The rental allowance statute of June 10, 1922, unlike said expired emergency statute of 1918 as to commutation of quarters, contains no blanket provision for rental allowance of officers with dependents on duty "without the territorial jurisdiction of the United States," or other distinguishing language for the purpose between duty within and without the United States, and the right to the rental allowance must therefore be determined under a statute stripped of such a provision.

The duty of these Coblenz officers was clearly neither "sea duty, temporary duty away from permanent station, in hospital, on leave of absence or on sick leave," and for rental allowance purposes it need only be considered whether it is duty at a station Dr field duty. See section 6, act of June 10, 1922, 42 Stat., 628.
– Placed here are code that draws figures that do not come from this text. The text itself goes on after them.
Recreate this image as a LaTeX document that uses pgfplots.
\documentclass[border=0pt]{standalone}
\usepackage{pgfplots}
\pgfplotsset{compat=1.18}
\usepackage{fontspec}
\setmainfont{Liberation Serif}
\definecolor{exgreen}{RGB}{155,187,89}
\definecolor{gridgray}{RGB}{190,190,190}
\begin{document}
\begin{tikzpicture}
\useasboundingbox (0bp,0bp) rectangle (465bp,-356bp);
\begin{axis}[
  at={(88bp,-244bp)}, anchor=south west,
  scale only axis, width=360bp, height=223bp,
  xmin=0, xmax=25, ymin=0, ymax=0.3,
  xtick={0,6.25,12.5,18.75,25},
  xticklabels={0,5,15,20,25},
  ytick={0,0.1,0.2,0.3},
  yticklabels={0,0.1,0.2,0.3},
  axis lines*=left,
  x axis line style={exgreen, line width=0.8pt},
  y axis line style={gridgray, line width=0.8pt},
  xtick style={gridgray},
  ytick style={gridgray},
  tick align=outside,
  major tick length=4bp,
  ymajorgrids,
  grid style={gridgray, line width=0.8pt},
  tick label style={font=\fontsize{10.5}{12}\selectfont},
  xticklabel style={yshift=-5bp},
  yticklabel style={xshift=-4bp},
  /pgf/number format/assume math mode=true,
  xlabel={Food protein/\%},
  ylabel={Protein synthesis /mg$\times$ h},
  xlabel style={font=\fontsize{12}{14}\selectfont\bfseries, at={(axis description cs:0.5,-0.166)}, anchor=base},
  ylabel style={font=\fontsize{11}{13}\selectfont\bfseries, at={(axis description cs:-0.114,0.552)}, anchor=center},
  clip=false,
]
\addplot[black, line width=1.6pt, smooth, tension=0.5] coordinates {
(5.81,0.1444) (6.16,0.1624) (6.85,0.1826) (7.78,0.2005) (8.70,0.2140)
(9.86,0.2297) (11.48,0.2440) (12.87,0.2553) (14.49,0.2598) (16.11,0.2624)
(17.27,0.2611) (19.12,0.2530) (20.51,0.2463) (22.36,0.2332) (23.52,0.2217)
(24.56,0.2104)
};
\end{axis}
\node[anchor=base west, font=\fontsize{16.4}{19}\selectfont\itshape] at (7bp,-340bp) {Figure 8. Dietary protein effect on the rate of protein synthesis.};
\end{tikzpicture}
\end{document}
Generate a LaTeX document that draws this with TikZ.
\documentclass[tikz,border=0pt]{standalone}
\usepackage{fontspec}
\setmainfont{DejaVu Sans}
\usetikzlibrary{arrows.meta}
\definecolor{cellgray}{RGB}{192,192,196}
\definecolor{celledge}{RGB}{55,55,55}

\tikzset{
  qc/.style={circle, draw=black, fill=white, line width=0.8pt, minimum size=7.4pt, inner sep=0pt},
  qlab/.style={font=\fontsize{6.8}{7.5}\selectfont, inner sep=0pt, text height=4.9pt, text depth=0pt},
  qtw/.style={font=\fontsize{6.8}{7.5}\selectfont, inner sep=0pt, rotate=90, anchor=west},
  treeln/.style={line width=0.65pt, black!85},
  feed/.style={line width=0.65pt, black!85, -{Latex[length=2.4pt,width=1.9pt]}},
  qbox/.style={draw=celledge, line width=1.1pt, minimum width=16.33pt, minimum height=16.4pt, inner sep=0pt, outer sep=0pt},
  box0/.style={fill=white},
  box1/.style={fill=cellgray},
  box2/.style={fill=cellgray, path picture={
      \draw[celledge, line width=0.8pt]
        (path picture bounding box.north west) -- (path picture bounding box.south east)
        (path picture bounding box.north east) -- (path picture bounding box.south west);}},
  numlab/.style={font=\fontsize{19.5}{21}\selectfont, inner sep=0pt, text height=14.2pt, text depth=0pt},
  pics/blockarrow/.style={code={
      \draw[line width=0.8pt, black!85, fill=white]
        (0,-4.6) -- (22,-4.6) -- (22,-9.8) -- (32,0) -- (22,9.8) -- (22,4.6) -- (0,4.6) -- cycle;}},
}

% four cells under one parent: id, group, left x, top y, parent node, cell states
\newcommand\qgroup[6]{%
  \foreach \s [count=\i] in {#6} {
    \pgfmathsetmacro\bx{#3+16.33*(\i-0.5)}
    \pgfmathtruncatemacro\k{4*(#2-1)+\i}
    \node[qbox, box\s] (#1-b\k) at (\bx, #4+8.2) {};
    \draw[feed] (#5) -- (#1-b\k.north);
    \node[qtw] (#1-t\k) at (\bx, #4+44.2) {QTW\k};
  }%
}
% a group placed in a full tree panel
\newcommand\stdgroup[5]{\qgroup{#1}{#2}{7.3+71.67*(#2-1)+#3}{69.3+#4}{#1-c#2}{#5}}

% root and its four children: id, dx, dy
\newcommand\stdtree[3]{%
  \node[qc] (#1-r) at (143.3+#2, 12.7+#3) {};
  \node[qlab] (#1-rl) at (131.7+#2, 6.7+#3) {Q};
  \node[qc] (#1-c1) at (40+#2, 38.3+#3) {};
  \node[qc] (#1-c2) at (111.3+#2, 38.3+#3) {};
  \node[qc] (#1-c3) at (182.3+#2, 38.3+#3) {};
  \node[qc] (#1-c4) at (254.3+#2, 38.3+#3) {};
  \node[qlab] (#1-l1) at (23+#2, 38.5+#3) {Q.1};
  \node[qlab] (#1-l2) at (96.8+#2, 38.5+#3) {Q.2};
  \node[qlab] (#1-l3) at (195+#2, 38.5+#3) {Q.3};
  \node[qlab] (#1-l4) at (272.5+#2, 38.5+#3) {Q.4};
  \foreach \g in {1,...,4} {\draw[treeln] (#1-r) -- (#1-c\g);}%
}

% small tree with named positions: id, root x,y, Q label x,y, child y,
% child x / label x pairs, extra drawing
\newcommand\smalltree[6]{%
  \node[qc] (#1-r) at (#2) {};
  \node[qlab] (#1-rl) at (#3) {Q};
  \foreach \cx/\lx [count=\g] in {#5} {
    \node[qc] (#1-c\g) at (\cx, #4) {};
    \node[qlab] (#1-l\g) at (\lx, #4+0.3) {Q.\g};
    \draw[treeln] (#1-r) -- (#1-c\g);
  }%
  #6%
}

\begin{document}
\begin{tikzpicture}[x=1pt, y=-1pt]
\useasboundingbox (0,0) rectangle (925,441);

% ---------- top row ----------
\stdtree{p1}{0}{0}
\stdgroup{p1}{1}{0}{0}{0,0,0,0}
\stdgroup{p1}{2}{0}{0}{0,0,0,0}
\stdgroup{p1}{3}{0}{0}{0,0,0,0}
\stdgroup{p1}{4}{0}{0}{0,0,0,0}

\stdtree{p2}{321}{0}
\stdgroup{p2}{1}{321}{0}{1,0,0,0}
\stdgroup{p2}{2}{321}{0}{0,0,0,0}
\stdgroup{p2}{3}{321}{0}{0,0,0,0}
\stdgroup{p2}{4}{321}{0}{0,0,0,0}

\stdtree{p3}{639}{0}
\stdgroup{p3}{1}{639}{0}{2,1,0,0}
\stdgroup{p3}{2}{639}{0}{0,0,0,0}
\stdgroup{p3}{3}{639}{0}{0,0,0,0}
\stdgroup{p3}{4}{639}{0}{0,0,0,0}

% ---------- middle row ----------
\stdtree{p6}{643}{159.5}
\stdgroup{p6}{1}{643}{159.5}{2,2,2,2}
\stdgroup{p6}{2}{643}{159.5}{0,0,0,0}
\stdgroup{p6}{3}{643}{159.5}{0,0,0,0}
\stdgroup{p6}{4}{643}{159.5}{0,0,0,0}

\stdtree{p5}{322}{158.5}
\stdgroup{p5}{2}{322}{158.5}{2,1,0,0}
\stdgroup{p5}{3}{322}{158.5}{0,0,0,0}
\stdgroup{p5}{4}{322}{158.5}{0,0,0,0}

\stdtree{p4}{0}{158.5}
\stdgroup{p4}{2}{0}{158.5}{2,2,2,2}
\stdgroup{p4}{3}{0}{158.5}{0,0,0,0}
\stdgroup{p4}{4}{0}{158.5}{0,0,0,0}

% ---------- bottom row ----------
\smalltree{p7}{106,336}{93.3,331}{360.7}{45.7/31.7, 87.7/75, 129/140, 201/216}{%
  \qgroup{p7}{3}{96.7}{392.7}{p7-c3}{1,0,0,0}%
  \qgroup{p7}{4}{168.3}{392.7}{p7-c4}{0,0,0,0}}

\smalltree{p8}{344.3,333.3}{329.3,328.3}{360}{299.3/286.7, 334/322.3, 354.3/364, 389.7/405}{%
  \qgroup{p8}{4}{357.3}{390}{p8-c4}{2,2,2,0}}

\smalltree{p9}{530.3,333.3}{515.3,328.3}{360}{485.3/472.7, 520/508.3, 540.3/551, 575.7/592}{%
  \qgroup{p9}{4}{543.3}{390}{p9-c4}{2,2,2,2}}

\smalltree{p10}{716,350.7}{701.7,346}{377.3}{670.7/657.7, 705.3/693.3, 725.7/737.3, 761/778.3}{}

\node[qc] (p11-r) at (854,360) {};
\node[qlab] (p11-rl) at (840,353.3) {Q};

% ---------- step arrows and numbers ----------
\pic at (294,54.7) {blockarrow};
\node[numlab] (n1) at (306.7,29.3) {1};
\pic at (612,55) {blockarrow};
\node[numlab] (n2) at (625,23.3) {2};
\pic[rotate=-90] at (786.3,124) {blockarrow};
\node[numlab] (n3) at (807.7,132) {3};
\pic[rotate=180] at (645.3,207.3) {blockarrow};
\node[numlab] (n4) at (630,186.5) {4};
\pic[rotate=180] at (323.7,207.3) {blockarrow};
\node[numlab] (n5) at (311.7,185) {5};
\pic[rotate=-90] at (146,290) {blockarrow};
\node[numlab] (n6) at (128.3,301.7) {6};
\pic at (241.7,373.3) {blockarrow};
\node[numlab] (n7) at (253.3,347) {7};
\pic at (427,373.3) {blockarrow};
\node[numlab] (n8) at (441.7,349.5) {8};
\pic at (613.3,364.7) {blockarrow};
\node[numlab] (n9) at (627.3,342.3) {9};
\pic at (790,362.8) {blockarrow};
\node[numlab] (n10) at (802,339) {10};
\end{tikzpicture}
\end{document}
Stations are equally stations for military purposes, whether located within the United States or outside of the United States, and Coblenz was a station. Not only was it a station-it was a military headquarters' station-and within its station radius there was for occupation purposes a fortress. In the United States neither peace-time duty at an ordinary station, at a military headquarters' station, nor at a post or fortress station, would be "field duty" for rental purposes. As the rental statute carries no distinction with respect to stations for rental purposes between those within and without the United States, it is concluded that the duty of these officers for this period at Coblenz may not be regarded otherwise than as duty at a station for rental purposes.

The hotel rooms furnished to them by the United States through the German Government for their use as quarters were public quarters for the purpose of the rental statute. See in this connection 3 Asst. Comp. for France, 30.